» **Your objective**
Make an exact copy of all the material below, apart from the pictures.

» **Data extract**

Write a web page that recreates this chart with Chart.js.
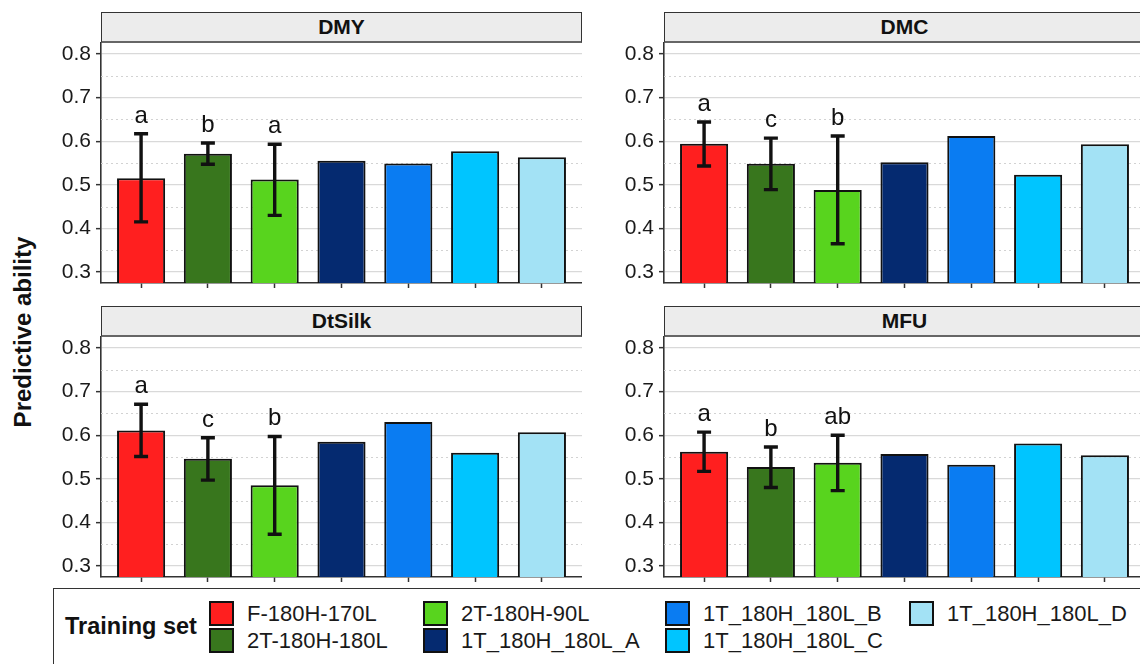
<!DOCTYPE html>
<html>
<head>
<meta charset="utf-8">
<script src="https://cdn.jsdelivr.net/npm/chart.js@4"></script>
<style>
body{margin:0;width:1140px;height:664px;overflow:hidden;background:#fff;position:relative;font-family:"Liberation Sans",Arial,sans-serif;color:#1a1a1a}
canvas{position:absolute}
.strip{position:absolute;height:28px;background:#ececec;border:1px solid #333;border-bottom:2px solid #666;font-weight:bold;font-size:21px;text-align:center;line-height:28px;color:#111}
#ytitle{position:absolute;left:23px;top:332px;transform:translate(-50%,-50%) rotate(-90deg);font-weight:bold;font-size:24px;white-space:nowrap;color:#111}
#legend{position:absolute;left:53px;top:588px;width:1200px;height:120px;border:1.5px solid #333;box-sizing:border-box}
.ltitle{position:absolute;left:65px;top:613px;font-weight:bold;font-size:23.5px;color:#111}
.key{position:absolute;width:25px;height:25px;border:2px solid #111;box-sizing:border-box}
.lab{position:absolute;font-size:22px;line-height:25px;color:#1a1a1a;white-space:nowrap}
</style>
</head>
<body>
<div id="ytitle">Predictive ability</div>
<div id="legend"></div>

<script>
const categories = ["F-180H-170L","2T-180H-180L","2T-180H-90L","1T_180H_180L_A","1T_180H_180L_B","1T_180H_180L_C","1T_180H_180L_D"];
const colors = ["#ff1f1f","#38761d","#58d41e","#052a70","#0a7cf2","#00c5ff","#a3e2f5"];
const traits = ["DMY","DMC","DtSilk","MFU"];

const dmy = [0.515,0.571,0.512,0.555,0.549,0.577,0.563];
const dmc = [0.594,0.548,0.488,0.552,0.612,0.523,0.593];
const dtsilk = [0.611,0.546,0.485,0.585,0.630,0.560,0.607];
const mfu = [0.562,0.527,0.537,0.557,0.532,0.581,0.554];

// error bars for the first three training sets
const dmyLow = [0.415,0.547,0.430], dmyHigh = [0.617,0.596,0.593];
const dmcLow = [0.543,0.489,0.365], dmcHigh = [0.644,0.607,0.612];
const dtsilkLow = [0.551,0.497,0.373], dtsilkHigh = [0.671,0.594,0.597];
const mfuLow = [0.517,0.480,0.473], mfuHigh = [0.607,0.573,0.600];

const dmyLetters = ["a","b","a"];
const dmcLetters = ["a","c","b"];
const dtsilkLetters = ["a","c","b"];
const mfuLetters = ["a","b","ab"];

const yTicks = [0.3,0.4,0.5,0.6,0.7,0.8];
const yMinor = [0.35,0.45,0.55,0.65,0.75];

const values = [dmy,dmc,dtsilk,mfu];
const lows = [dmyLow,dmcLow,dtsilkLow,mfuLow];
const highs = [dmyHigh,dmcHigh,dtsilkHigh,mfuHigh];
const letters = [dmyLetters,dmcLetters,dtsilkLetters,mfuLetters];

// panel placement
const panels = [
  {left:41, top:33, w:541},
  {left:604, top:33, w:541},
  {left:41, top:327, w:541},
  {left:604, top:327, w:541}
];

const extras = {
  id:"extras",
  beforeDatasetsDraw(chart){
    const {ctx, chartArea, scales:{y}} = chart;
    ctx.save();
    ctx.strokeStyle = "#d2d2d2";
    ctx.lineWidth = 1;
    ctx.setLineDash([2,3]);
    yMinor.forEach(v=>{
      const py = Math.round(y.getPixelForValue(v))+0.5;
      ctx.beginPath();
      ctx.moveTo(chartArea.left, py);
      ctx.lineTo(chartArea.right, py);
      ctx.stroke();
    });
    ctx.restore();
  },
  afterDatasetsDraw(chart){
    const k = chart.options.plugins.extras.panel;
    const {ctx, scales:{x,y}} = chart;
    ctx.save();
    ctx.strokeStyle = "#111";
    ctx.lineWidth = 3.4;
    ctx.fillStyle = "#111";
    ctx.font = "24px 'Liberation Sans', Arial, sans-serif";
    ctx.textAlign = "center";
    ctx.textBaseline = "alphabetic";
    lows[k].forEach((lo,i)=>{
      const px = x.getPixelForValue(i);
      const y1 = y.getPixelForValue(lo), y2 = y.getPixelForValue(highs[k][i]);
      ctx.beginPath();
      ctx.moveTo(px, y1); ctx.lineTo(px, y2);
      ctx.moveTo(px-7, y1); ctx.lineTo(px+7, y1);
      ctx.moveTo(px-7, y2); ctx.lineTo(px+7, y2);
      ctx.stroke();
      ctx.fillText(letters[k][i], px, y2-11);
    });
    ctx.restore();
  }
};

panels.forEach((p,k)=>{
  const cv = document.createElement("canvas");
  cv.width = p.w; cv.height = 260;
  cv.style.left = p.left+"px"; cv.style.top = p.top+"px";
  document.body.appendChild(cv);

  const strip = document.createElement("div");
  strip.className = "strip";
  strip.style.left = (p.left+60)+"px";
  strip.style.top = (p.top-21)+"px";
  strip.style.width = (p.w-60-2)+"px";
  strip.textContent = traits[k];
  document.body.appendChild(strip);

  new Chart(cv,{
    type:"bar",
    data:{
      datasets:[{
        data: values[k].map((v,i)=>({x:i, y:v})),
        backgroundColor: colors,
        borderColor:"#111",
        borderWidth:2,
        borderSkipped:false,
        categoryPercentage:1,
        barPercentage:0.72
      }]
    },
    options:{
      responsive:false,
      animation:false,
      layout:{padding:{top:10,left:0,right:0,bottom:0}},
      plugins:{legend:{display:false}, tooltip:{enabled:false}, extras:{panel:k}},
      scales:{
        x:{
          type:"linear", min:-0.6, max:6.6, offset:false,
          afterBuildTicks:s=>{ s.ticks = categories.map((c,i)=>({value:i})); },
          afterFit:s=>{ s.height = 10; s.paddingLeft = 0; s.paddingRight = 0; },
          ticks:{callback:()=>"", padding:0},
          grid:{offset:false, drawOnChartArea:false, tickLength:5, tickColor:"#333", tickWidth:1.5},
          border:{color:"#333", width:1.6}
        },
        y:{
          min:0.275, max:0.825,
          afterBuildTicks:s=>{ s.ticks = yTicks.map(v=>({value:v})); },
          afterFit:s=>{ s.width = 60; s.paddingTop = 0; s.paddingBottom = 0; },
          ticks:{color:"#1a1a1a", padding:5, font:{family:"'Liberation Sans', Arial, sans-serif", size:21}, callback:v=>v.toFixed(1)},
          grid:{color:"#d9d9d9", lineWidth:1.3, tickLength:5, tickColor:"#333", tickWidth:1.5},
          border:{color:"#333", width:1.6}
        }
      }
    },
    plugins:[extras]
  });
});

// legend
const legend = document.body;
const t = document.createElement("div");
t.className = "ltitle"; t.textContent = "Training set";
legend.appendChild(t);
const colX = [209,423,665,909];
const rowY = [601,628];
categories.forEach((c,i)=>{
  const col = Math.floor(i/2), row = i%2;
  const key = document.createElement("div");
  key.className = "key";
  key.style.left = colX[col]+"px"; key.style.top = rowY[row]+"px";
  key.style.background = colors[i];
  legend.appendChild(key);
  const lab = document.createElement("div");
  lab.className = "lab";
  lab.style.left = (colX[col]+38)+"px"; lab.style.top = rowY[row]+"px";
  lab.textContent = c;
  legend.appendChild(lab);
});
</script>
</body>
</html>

» **Answer to the problem**
Write a web page that recreates this chart with Chart.js.
<!DOCTYPE html>
<html>
<head>
<meta charset="utf-8">
<script src="https://cdn.jsdelivr.net/npm/chart.js@4"></script>
<style>
body{margin:0;width:1140px;height:664px;overflow:hidden;background:#fff;position:relative;font-family:"Liberation Sans",Arial,sans-serif;color:#1a1a1a}
canvas{position:absolute}
.strip{position:absolute;height:28px;background:#ececec;border:1px solid #333;border-bottom:2px solid #666;font-weight:bold;font-size:21px;text-align:center;line-height:28px;color:#111}
#ytitle{position:absolute;left:23px;top:332px;transform:translate(-50%,-50%) rotate(-90deg);font-weight:bold;font-size:24px;white-space:nowrap;color:#111}
#legend{position:absolute;left:53px;top:588px;width:1200px;height:120px;border:1.5px solid #333;box-sizing:border-box}
.ltitle{position:absolute;left:65px;top:613px;font-weight:bold;font-size:23.5px;color:#111}
.key{position:absolute;width:25px;height:25px;border:2px solid #111;box-sizing:border-box}
.lab{position:absolute;font-size:22px;line-height:25px;color:#1a1a1a;white-space:nowrap}
</style>
</head>
<body>
<div id="ytitle">Predictive ability</div>
<div id="legend"></div>

<script>
const categories = ["F-180H-170L","2T-180H-180L","2T-180H-90L","1T_180H_180L_A","1T_180H_180L_B","1T_180H_180L_C","1T_180H_180L_D"];
const colors = ["#ff1f1f","#38761d","#58d41e","#052a70","#0a7cf2","#00c5ff","#a3e2f5"];
const traits = ["DMY","DMC","DtSilk","MFU"];

const dmy = [0.515,0.571,0.512,0.555,0.549,0.577,0.563];
const dmc = [0.594,0.548,0.488,0.552,0.612,0.523,0.593];
const dtsilk = [0.611,0.546,0.485,0.585,0.630,0.560,0.607];
const mfu = [0.562,0.527,0.537,0.557,0.532,0.581,0.554];

// error bars for the first three training sets
const dmyLow = [0.415,0.547,0.430], dmyHigh = [0.617,0.596,0.593];
const dmcLow = [0.543,0.489,0.365], dmcHigh = [0.644,0.607,0.612];
const dtsilkLow = [0.551,0.497,0.373], dtsilkHigh = [0.671,0.594,0.597];
const mfuLow = [0.517,0.480,0.473], mfuHigh = [0.607,0.573,0.600];

const dmyLetters = ["a","b","a"];
const dmcLetters = ["a","c","b"];
const dtsilkLetters = ["a","c","b"];
const mfuLetters = ["a","b","ab"];

const yTicks = [0.3,0.4,0.5,0.6,0.7,0.8];
const yMinor = [0.35,0.45,0.55,0.65,0.75];

const values = [dmy,dmc,dtsilk,mfu];
const lows = [dmyLow,dmcLow,dtsilkLow,mfuLow];
const highs = [dmyHigh,dmcHigh,dtsilkHigh,mfuHigh];
const letters = [dmyLetters,dmcLetters,dtsilkLetters,mfuLetters];

// panel placement
const panels = [
  {left:41, top:33, w:541},
  {left:604, top:33, w:541},
  {left:41, top:327, w:541},
  {left:604, top:327, w:541}
];

const extras = {
  id:"extras",
  beforeDatasetsDraw(chart){
    const {ctx, chartArea, scales:{y}} = chart;
    ctx.save();
    ctx.strokeStyle = "#d2d2d2";
    ctx.lineWidth = 1;
    ctx.setLineDash([2,3]);
    yMinor.forEach(v=>{
      const py = Math.round(y.getPixelForValue(v))+0.5;
      ctx.beginPath();
      ctx.moveTo(chartArea.left, py);
      ctx.lineTo(chartArea.right, py);
      ctx.stroke();
    });
    ctx.restore();
  },
  afterDatasetsDraw(chart){
    const k = chart.options.plugins.extras.panel;
    const {ctx, scales:{x,y}} = chart;
    ctx.save();
    ctx.strokeStyle = "#111";
    ctx.lineWidth = 3.4;
    ctx.fillStyle = "#111";
    ctx.font = "24px 'Liberation Sans', Arial, sans-serif";
    ctx.textAlign = "center";
    ctx.textBaseline = "alphabetic";
    lows[k].forEach((lo,i)=>{
      const px = x.getPixelForValue(i);
      const y1 = y.getPixelForValue(lo), y2 = y.getPixelForValue(highs[k][i]);
      ctx.beginPath();
      ctx.moveTo(px, y1); ctx.lineTo(px, y2);
      ctx.moveTo(px-7, y1); ctx.lineTo(px+7, y1);
      ctx.moveTo(px-7, y2); ctx.lineTo(px+7, y2);
      ctx.stroke();
      ctx.fillText(letters[k][i], px, y2-11);
    });
    ctx.restore();
  }
};

panels.forEach((p,k)=>{
  const cv = document.createElement("canvas");
  cv.width = p.w; cv.height = 260;
  cv.style.left = p.left+"px"; cv.style.top = p.top+"px";
  document.body.appendChild(cv);

  const strip = document.createElement("div");
  strip.className = "strip";
  strip.style.left = (p.left+60)+"px";
  strip.style.top = (p.top-21)+"px";
  strip.style.width = (p.w-60-2)+"px";
  strip.textContent = traits[k];
  document.body.appendChild(strip);

  new Chart(cv,{
    type:"bar",
    data:{
      datasets:[{
        data: values[k].map((v,i)=>({x:i, y:v})),
        backgroundColor: colors,
        borderColor:"#111",
        borderWidth:2,
        borderSkipped:false,
        categoryPercentage:1,
        barPercentage:0.72
      }]
    },
    options:{
      responsive:false,
      animation:false,
      layout:{padding:{top:10,left:0,right:0,bottom:0}},
      plugins:{legend:{display:false}, tooltip:{enabled:false}, extras:{panel:k}},
      scales:{
        x:{
          type:"linear", min:-0.6, max:6.6, offset:false,
          afterBuildTicks:s=>{ s.ticks = categories.map((c,i)=>({value:i})); },
          afterFit:s=>{ s.height = 10; s.paddingLeft = 0; s.paddingRight = 0; },
          ticks:{callback:()=>"", padding:0},
          grid:{offset:false, drawOnChartArea:false, tickLength:5, tickColor:"#333", tickWidth:1.5},
          border:{color:"#333", width:1.6}
        },
        y:{
          min:0.275, max:0.825,
          afterBuildTicks:s=>{ s.ticks = yTicks.map(v=>({value:v})); },
          afterFit:s=>{ s.width = 60; s.paddingTop = 0; s.paddingBottom = 0; },
          ticks:{color:"#1a1a1a", padding:5, font:{family:"'Liberation Sans', Arial, sans-serif", size:21}, callback:v=>v.toFixed(1)},
          grid:{color:"#d9d9d9", lineWidth:1.3, tickLength:5, tickColor:"#333", tickWidth:1.5},
          border:{color:"#333", width:1.6}
        }
      }
    },
    plugins:[extras]
  });
});

// legend
const legend = document.body;
const t = document.createElement("div");
t.className = "ltitle"; t.textContent = "Training set";
legend.appendChild(t);
const colX = [209,423,665,909];
const rowY = [601,628];
categories.forEach((c,i)=>{
  const col = Math.floor(i/2), row = i%2;
  const key = document.createElement("div");
  key.className = "key";
  key.style.left = colX[col]+"px"; key.style.top = rowY[row]+"px";
  key.style.background = colors[i];
  legend.appendChild(key);
  const lab = document.createElement("div");
  lab.className = "lab";
  lab.style.left = (colX[col]+38)+"px"; lab.style.top = rowY[row]+"px";
  lab.textContent = c;
  legend.appendChild(lab);
});
</script>
</body>
</html>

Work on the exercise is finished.